Docker、Containerd、runC、Docker-shim

docker是一整套虚拟化技术的整合者,包括从前端到底层的所有封装,官网上的结构图比较偏业务化,可以参考一下:

Docker Architecture Diagram

即,由dockerctl命令接入dockerd,再由dockerd来操作容器和镜像。镜像可以自己构建,也可以从registry获取。

技术架构图应该是这样的:

graph TB dc[dockerctl] --> dd[dockerd] dd -- gRPC --> cd[containerd] cd --> ds1[shim] cd --> ds2[shim] cd --> ds3[shim] ds1 --> rc1[runC] ds2 --> rc2[runC] ds3 --> rc3[runC] rc1 --> c1[container] rc2 --> c2[container] rc3 --> c3[container]

dockerctl相当于面向用户的命令行客户端,常见的命令如 docker psdocker images 都是由控制台接收再调用dockerd处理的。而dockerd是对容器操作的api上层封装,之后再通过gPRC传递到底层的containerd处理。

containerd是容器技术标准化之后产生的,兼容OCI(Open Container Interface Standard)标准,所以理论上并不信赖dockerd独立运行。

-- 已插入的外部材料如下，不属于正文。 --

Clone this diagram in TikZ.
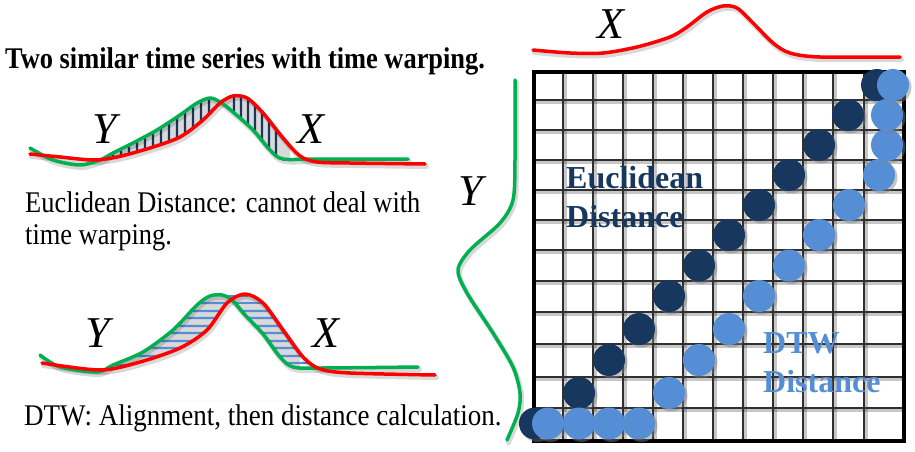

它的主要职责就是镜像管理(镜像和元信息等)、容器执行,向上为dockerd提供了基于gRPC的接口,向下通过docker-containerd-shim结合runC,使引擎可以独立升级。containerd负责容器运行时和生命周期,以及镜像构建、卷管理、日志等功能,这些功能的实现都是由不同的功能模块负责处理的:

  • Executor: The executor implements the actual container runtime.
  • Supervisor: The supervisor monitors and reports container state.
  • Metadata: Stores metadata in a graph database. Use to store any persistent references to images and bundles. Data entered into the database will have schemas coordinated between components to provide access to arbitrary data. Other functionality includes hooks for garbage collection of on-disk resources.
  • Content: Provides access to content addressable storage. All immutable content will be stored here, keyed by content hash.
  • Snapshot: Manages filesystem snapshots for container images. This is analogous to the graphdriver in Docker today. Layers are unpacked into snapshots.
  • Events: Supports the collection and consumption of events for providing consistent, event driven behavior and auditing. Events may be replayed to various modules
  • Metrics: Each components will export several metrics, accessible via the metrics API. (We may want to promote this to a subsystem.

每一个容器上都存在一个docker-containerd-shim进程,它需要三个参数来调用runC的api创建容器:容器ID、目录、运行时二进制文件,其中容器目录中包含:

  • config.json:容器配置
  • init-stderr:标准错误
  • init-stdin:标准输入
  • init-stdout:标准输出

runC是由docker按照OCF(Open Container Format开放容器格式)提供的一种实现。它具备容器启停、资源隔离等功能。docker中默认内置了docker-runc,所以在containerd封装时可以通过 --add-runtime 参数指定另外一种runC的实现。